In how many lines does the string "this" appear? Answer with the number only.

>>>>>

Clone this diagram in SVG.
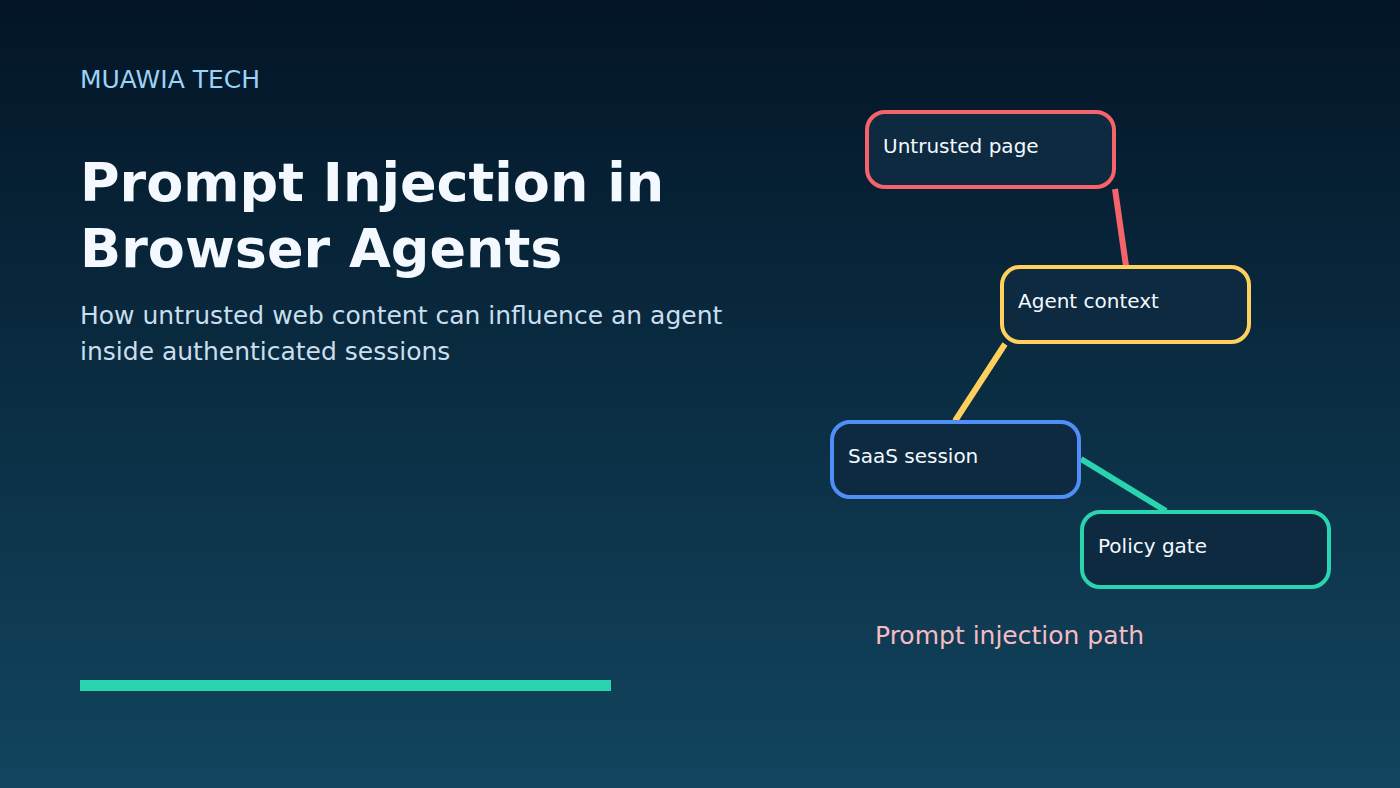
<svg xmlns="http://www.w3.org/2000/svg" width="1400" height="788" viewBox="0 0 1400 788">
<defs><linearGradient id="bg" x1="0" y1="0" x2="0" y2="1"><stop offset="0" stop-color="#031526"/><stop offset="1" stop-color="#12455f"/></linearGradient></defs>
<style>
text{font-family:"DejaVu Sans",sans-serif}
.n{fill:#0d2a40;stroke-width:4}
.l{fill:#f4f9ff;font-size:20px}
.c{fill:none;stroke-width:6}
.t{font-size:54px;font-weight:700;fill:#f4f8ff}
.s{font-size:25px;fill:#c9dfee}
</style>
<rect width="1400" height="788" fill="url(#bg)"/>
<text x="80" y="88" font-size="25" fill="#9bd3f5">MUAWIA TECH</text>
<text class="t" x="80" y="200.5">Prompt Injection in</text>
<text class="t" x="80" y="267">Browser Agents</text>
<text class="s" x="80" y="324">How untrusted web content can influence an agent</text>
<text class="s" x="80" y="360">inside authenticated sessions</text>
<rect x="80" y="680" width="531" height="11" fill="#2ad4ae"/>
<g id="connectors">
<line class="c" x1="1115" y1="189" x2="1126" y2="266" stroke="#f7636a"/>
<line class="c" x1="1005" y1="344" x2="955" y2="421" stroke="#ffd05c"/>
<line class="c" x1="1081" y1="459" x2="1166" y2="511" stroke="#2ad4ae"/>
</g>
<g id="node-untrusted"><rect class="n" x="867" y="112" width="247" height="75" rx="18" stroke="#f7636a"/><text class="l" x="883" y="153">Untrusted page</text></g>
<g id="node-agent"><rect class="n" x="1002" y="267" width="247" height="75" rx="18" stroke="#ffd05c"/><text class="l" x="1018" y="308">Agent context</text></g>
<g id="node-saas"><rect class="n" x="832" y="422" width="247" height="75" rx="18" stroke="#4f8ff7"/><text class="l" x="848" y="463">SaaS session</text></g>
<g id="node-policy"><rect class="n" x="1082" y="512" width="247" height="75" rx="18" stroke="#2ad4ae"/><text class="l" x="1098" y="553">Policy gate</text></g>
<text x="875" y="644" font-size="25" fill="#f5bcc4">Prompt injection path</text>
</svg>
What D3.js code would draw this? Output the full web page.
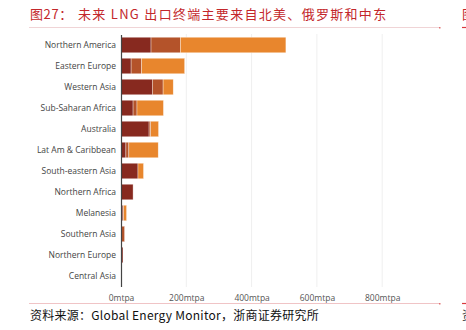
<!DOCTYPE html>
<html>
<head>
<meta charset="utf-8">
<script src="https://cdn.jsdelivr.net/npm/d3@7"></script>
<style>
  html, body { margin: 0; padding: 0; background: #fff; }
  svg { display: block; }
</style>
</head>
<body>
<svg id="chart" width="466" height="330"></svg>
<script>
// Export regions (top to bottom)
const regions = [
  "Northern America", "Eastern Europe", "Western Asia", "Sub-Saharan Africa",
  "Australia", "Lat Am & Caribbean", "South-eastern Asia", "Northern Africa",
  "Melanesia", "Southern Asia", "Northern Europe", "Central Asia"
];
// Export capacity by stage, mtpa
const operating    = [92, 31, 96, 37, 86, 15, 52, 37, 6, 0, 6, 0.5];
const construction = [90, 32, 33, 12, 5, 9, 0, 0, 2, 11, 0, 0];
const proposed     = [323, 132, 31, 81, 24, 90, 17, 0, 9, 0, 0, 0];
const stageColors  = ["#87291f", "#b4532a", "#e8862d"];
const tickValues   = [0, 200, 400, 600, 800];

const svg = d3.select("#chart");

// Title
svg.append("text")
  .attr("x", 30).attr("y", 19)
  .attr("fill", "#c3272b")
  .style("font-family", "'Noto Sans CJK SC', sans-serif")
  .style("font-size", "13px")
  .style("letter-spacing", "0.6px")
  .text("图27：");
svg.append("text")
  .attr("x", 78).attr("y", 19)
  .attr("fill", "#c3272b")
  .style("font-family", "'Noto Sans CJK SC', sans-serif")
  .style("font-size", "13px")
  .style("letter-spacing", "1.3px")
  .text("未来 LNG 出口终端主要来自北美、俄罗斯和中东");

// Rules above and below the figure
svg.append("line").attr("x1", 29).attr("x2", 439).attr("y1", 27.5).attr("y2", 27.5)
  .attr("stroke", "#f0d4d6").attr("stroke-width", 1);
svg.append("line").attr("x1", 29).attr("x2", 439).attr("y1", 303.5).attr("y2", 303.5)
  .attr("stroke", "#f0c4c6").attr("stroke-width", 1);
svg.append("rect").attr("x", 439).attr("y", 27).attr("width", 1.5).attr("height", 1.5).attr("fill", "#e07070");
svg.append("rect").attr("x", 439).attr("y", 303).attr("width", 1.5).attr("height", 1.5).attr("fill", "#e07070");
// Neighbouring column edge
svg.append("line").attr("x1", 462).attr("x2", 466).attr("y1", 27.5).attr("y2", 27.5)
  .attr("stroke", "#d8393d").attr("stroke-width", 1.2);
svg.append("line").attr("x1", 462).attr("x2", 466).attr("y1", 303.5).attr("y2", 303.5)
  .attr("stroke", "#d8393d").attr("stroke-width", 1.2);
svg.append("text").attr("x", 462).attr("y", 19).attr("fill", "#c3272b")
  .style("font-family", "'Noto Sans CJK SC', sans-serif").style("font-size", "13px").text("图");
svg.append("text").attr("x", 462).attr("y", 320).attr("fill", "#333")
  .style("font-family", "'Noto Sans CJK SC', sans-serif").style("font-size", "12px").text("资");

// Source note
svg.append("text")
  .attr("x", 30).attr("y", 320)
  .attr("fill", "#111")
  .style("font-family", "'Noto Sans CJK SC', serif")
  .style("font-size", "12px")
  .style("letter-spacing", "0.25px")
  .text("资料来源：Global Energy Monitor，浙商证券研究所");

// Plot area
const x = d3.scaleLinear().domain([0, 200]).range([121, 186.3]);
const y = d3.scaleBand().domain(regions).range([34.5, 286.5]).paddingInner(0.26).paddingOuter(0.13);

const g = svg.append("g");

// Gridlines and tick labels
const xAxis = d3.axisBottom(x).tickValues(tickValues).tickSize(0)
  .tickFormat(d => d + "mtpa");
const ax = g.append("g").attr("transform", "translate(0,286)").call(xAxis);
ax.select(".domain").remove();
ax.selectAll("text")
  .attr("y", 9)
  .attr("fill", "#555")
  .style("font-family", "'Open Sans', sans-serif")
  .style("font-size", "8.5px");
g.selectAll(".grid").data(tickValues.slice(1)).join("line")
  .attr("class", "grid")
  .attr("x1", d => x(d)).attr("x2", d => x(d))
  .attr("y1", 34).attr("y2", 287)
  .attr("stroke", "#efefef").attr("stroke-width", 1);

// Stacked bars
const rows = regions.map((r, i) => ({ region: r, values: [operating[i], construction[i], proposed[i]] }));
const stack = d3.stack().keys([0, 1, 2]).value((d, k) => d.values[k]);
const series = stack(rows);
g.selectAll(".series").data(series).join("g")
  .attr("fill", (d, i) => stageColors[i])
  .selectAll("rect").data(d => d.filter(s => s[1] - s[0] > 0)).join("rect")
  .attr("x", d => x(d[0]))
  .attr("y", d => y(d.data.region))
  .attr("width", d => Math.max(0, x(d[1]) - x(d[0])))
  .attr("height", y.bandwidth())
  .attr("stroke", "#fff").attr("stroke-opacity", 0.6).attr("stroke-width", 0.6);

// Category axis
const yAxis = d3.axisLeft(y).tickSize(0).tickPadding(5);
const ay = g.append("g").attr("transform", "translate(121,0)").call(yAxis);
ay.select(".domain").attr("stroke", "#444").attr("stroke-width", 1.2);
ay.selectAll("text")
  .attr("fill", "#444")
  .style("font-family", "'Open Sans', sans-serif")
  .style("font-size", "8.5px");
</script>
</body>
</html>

<<<<<

__FULL ANSWER__
2